Results: We performed sensitive comparative analysis of the genomes of a large set of Ty1/copia retrotransposons. We discovered that Sireviruses are unique among Pseudoviridae in that they constitute an ancient genus characterized by vastly divergent members, which however contain highly conserved motifs in key non-coding regions: multiple polypurine tract (PPT) copies cluster upstream of the 3' long terminal repeat (3'LTR), of which the terminal PPT tethers to a distinctive attachment site and is flanked by a precisely positioned inverted repeat. Their LTRs possess a novel type of repeated motif (RM) defined by its exceptionally high copy number, symmetry and core CGG-CCG signature. These RM boxes form CpG islands and lie a short distance upstream of a conserved promoter region thus hinting towards regulatory functions.
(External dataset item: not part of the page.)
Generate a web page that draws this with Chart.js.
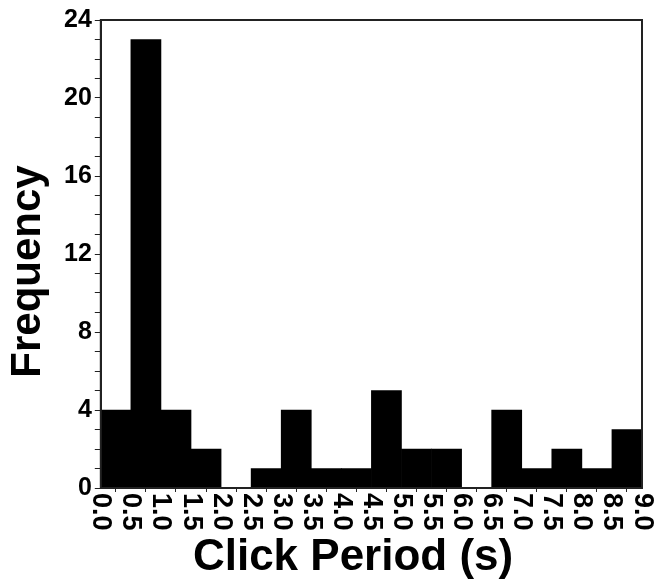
<!DOCTYPE html>
<html>
<head>
<meta charset="utf-8">
<script src="https://cdn.jsdelivr.net/npm/chart.js@4.4.1/dist/chart.umd.min.js"></script>
<style>
  html, body { margin: 0; padding: 0; background: #fff; }
  #wrap { width: 654px; height: 583px; }
</style>
</head>
<body>
<div id="wrap"><canvas id="histChart"></canvas></div>
<script>
// histogram bins (centres of 0.5 s wide bins) and counts
const binCenters = [0.25, 0.75, 1.25, 1.75, 2.25, 2.75, 3.25, 3.75, 4.25, 4.75, 5.25, 5.75, 6.25, 6.75, 7.25, 7.75, 8.25, 8.75];
const frequencies = [4, 23, 4, 2, 0, 1, 4, 1, 1, 5, 2, 2, 0, 4, 1, 2, 1, 3];

// axis ticks
const xTickValues = [0.0, 0.5, 1.0, 1.5, 2.0, 2.5, 3.0, 3.5, 4.0, 4.5, 5.0, 5.5, 6.0, 6.5, 7.0, 7.5, 8.0, 8.5, 9.0];
const xTickLabels = ["0.0", "0.5", "1.0", "1.5", "2.0", "2.5", "3.0", "3.5", "4.0", "4.5", "5.0", "5.5", "6.0", "6.5", "7.0", "7.5", "8.0", "8.5", "9.0"];
const yLabelled = [0, 4, 8, 12, 16, 20, 24];

const FONT = '"Liberation Sans", Arial, Helvetica, sans-serif';

// x labels are rotated clockwise (read top to bottom), chart.js only rotates the other way
const xLabelPlugin = {
    id: "xLabels",
    afterDraw(chart) {
        const ctx = chart.ctx;
        const xs = chart.scales.x;
        ctx.save();
        ctx.font = "bold 27px " + FONT;
        ctx.fillStyle = "#000";
        ctx.textAlign = "left";
        ctx.textBaseline = "middle";
        xTickValues.forEach((v, i) => {
            ctx.save();
            ctx.translate(xs.getPixelForValue(v), xs.top + 5);
            ctx.rotate(Math.PI / 2);
            ctx.fillText(xTickLabels[i], 0, 0);
            ctx.restore();
        });
        ctx.restore();
    }
};

// box round the plot area
const framePlugin = {
    id: "frame",
    afterDatasetsDraw(chart) {
        const { ctx, chartArea: a } = chart;
        ctx.save();
        ctx.strokeStyle = "#222";
        ctx.lineWidth = 2;
        ctx.strokeRect(a.left, a.top, a.right - a.left, a.bottom - a.top);
        ctx.restore();
    }
};

new Chart(document.getElementById("histChart").getContext("2d"), {
    type: "bar",
    data: {
        datasets: [{
            label: "Frequency",
            data: binCenters.map((x, i) => ({ x: x, y: frequencies[i] })),
            backgroundColor: "#000",
            borderWidth: 0,
            barPercentage: 1,
            categoryPercentage: 1
        }]
    },
    options: {
        responsive: true,
        maintainAspectRatio: false,
        animation: false,
        layout: { padding: { top: 20, right: 12, bottom: 3, left: 4 } },
        plugins: { legend: { display: false }, tooltip: { enabled: false } },
        scales: {
            x: {
                type: "linear",
                min: 0,
                max: 9,
                offset: false,
                ticks: { display: false, stepSize: 0.5 },
                grid: { drawOnChartArea: false, tickLength: 4, color: "#222" },
                border: { display: true, color: "#222", width: 2 },
                title: {
                    display: true,
                    // trailing spaces nudge the centred title a little left, as in the original
                    text: "Click Period (s)   ",
                    color: "#000",
                    font: { family: FONT, size: 44, weight: "bold", lineHeight: 1 },
                    padding: { top: 44, bottom: 0 }
                }
            },
            y: {
                min: 0,
                max: 24,
                ticks: {
                    stepSize: 1,
                    autoSkip: false,
                    padding: 3,
                    color: "#000",
                    font: { family: FONT, size: 25, weight: "bold" },
                    callback: (v) => yLabelled.includes(v) ? v : ""
                },
                grid: { drawOnChartArea: false, tickLength: 6, color: "#222" },
                border: { display: true, color: "#222", width: 2 },
                title: {
                    display: true,
                    text: "Frequency   ",
                    color: "#000",
                    font: { family: FONT, size: 42, weight: "bold", lineHeight: 1 },
                    padding: { top: 3, bottom: 12 }
                }
            }
        }
    },
    plugins: [xLabelPlugin, framePlugin]
});
</script>
</body>
</html>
Intriguingly, in the envelope-containing Sireviruses additional boxes cluster at the 5' vicinity of the envelope. The 5'LTR/internal domain junction and a polyC-rich integrase signal are also highly conserved domains of the Sirevirus genome.
Conclusions: Our comparative analysis of retrotransposon genomes using advanced in silico methods highlighted the unique genome organization of Sireviruses. Their structure may dictate a life cycle with different regulation and transmission strategy compared to other Pseudoviridae, which may contribute towards their pattern of distribution within and across plants.